> **WRITTEN INSTRUCTION**
Leave the pictures out and copy exactly the lines from the line containing "Write a LaTeX" to the line containing "(1850,910) .. (hr);", both lines included.

> **EXTRACTED INFORMATION**
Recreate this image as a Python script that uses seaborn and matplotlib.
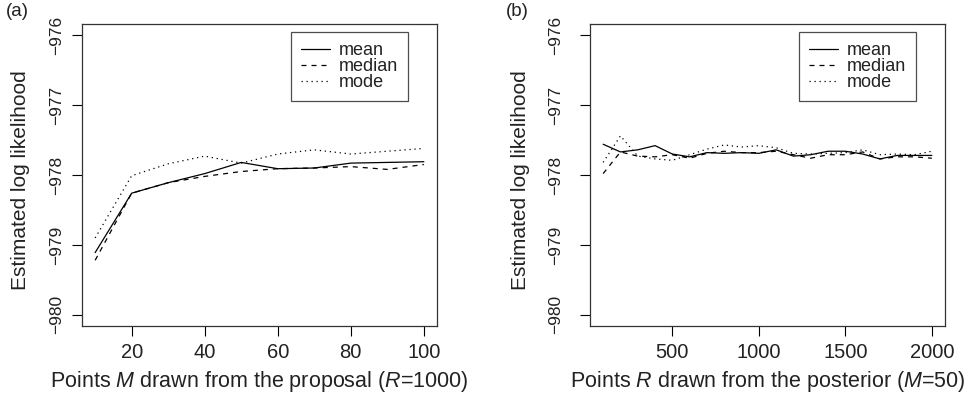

--

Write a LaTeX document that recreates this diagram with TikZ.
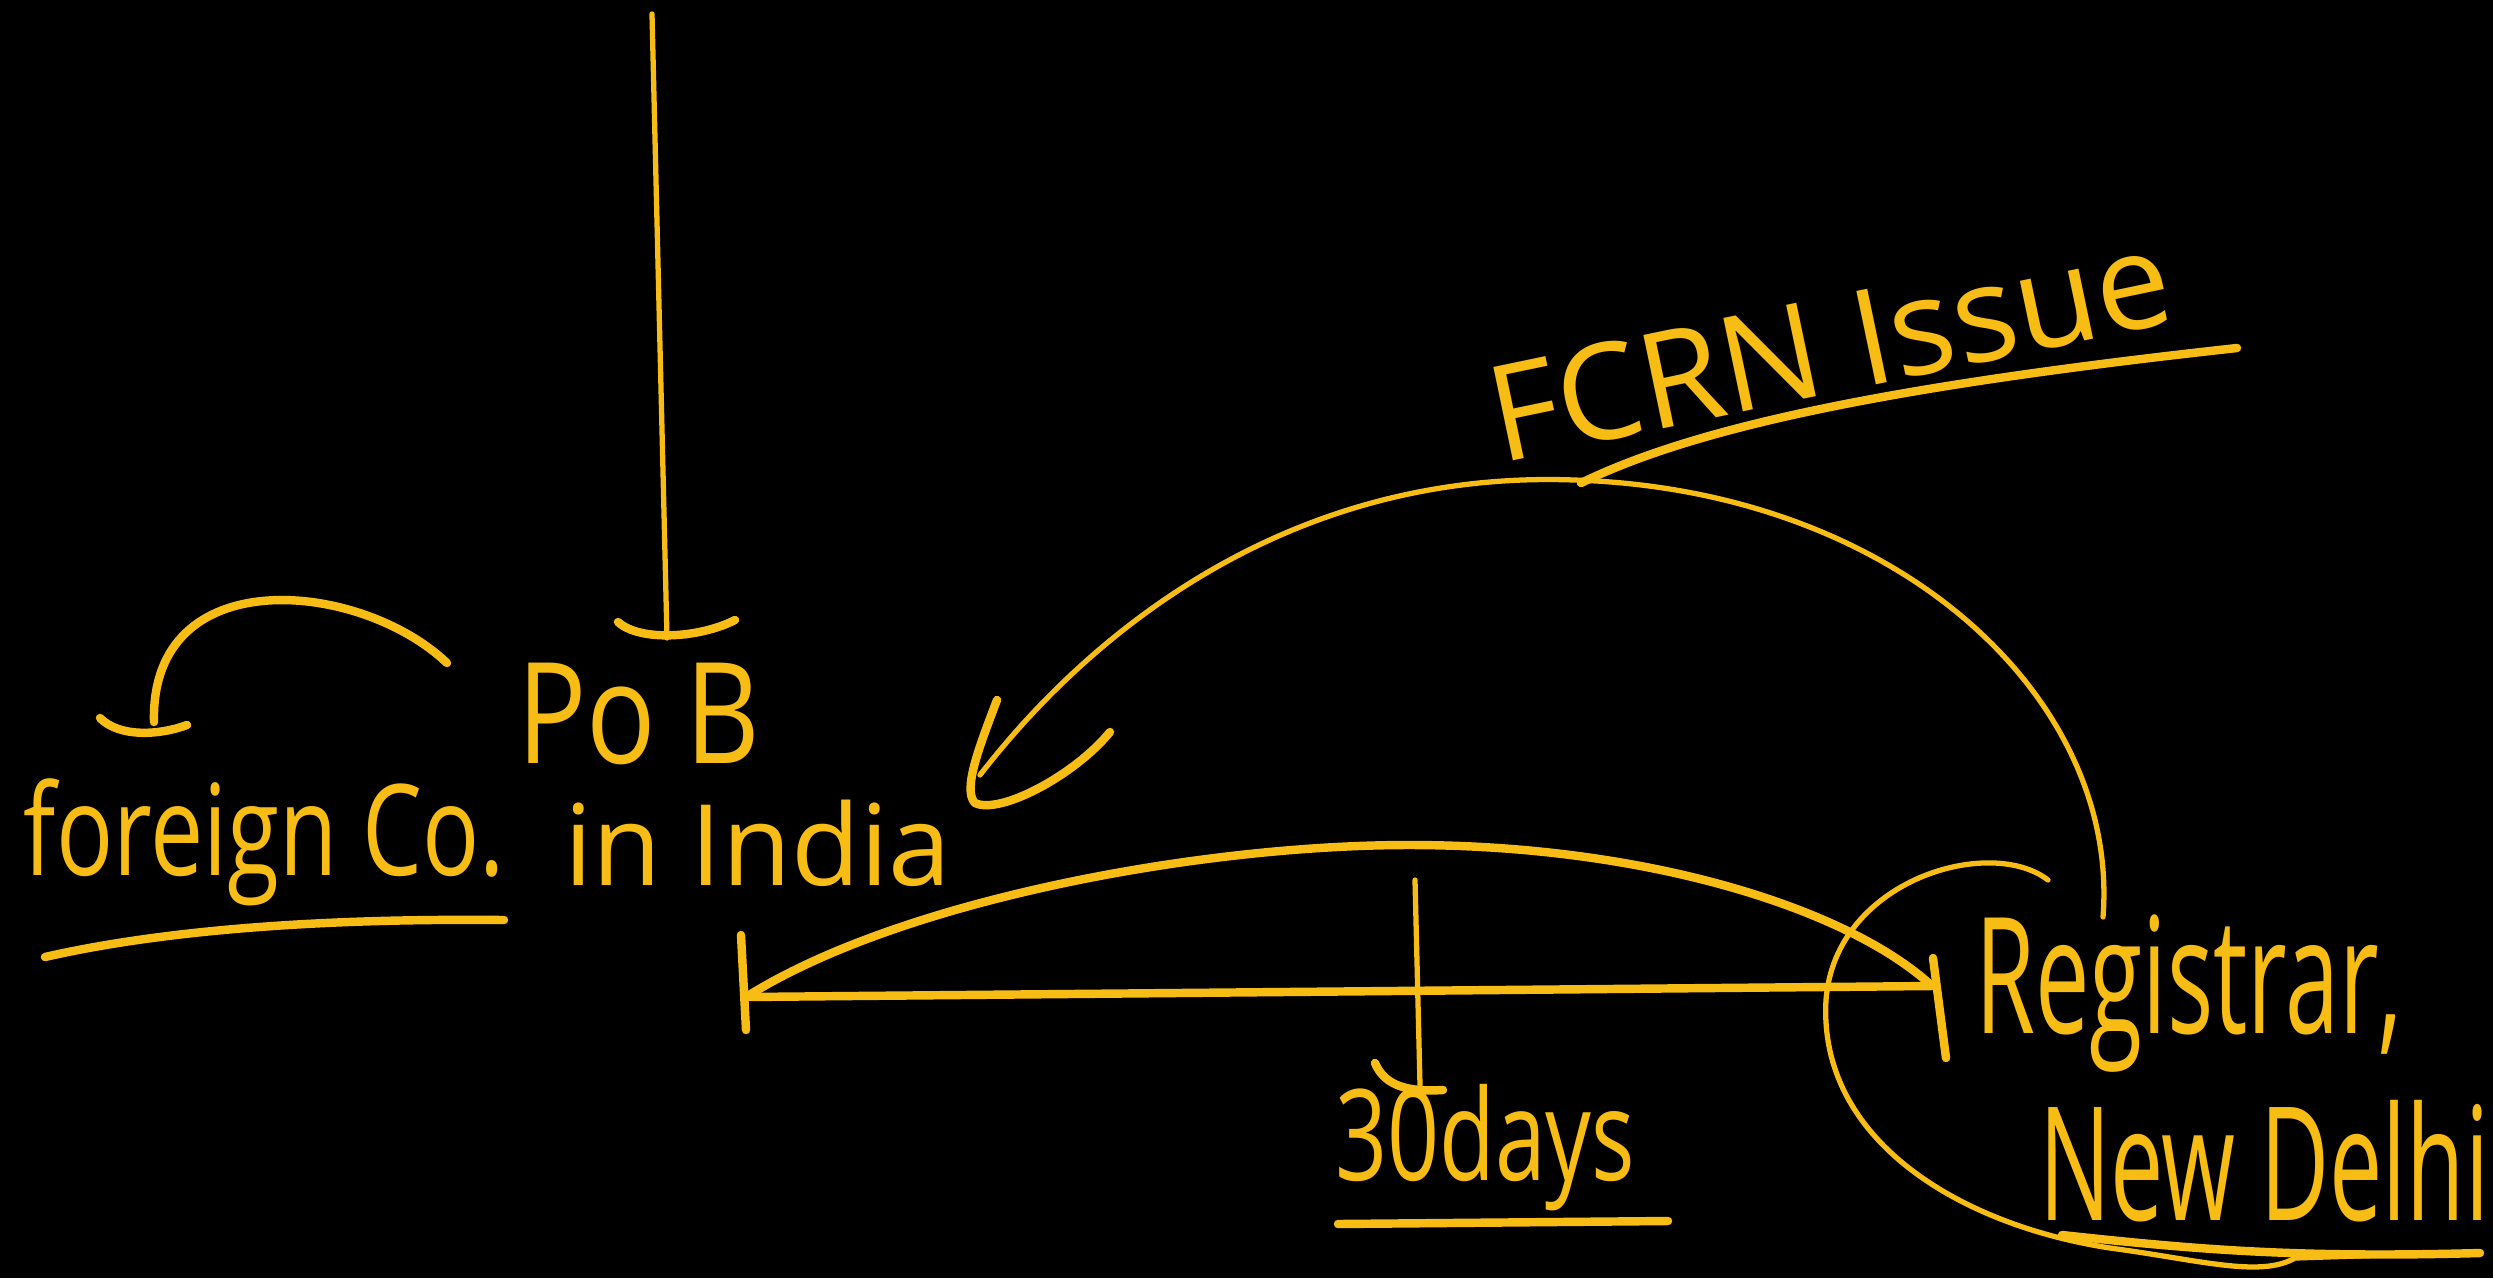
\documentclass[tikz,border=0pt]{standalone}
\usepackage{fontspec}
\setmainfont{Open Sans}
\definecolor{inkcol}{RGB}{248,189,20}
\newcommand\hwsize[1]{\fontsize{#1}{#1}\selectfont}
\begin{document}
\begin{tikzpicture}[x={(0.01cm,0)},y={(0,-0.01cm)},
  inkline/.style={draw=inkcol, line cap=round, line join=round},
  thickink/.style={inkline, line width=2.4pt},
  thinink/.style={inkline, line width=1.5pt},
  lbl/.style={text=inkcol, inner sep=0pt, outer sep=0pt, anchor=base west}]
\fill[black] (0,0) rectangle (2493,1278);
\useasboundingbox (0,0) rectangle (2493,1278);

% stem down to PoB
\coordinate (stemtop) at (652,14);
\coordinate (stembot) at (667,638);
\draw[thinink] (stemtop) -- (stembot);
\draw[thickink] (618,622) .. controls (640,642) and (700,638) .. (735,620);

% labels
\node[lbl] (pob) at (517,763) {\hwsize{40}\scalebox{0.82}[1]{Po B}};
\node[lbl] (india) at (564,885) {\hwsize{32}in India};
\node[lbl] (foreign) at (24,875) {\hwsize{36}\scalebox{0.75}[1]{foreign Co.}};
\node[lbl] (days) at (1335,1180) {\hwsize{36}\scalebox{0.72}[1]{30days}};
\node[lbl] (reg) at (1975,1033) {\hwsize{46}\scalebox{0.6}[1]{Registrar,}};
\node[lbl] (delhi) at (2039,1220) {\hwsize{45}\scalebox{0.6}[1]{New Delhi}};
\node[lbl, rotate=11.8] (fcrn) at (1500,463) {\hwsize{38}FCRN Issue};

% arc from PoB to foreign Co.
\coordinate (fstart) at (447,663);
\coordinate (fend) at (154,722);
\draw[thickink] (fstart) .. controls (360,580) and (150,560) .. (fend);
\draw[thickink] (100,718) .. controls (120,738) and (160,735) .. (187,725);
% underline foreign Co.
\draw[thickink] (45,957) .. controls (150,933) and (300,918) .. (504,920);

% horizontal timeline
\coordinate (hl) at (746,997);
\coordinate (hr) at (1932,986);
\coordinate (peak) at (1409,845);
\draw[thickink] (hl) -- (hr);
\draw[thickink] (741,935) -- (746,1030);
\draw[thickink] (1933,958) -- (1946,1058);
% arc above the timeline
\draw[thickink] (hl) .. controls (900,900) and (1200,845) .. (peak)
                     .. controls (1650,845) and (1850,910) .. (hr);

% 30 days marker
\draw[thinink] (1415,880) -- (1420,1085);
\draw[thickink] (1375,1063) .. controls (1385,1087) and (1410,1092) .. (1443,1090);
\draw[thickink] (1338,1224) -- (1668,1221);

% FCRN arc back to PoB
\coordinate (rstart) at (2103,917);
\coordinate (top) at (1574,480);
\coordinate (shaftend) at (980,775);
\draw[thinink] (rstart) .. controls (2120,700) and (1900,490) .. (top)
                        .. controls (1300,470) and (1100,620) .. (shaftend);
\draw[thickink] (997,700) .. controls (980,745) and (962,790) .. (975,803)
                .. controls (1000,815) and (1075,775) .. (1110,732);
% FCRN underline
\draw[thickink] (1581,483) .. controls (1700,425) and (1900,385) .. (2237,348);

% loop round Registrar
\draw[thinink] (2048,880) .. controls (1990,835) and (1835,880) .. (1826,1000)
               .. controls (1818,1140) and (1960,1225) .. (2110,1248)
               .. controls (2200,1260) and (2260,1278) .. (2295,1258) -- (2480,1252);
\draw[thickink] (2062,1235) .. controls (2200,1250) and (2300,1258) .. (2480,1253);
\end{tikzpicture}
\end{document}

> **FINISHED ANSWER**
Write a LaTeX document that recreates this diagram with TikZ.
\documentclass[tikz,border=0pt]{standalone}
\usepackage{fontspec}
\setmainfont{Open Sans}
\definecolor{inkcol}{RGB}{248,189,20}
\newcommand\hwsize[1]{\fontsize{#1}{#1}\selectfont}
\begin{document}
\begin{tikzpicture}[x={(0.01cm,0)},y={(0,-0.01cm)},
  inkline/.style={draw=inkcol, line cap=round, line join=round},
  thickink/.style={inkline, line width=2.4pt},
  thinink/.style={inkline, line width=1.5pt},
  lbl/.style={text=inkcol, inner sep=0pt, outer sep=0pt, anchor=base west}]
\fill[black] (0,0) rectangle (2493,1278);
\useasboundingbox (0,0) rectangle (2493,1278);

% stem down to PoB
\coordinate (stemtop) at (652,14);
\coordinate (stembot) at (667,638);
\draw[thinink] (stemtop) -- (stembot);
\draw[thickink] (618,622) .. controls (640,642) and (700,638) .. (735,620);

% labels
\node[lbl] (pob) at (517,763) {\hwsize{40}\scalebox{0.82}[1]{Po B}};
\node[lbl] (india) at (564,885) {\hwsize{32}in India};
\node[lbl] (foreign) at (24,875) {\hwsize{36}\scalebox{0.75}[1]{foreign Co.}};
\node[lbl] (days) at (1335,1180) {\hwsize{36}\scalebox{0.72}[1]{30days}};
\node[lbl] (reg) at (1975,1033) {\hwsize{46}\scalebox{0.6}[1]{Registrar,}};
\node[lbl] (delhi) at (2039,1220) {\hwsize{45}\scalebox{0.6}[1]{New Delhi}};
\node[lbl, rotate=11.8] (fcrn) at (1500,463) {\hwsize{38}FCRN Issue};

% arc from PoB to foreign Co.
\coordinate (fstart) at (447,663);
\coordinate (fend) at (154,722);
\draw[thickink] (fstart) .. controls (360,580) and (150,560) .. (fend);
\draw[thickink] (100,718) .. controls (120,738) and (160,735) .. (187,725);
% underline foreign Co.
\draw[thickink] (45,957) .. controls (150,933) and (300,918) .. (504,920);

% horizontal timeline
\coordinate (hl) at (746,997);
\coordinate (hr) at (1932,986);
\coordinate (peak) at (1409,845);
\draw[thickink] (hl) -- (hr);
\draw[thickink] (741,935) -- (746,1030);
\draw[thickink] (1933,958) -- (1946,1058);
% arc above the timeline
\draw[thickink] (hl) .. controls (900,900) and (1200,845) .. (peak)
                     .. controls (1650,845) and (1850,910) .. (hr);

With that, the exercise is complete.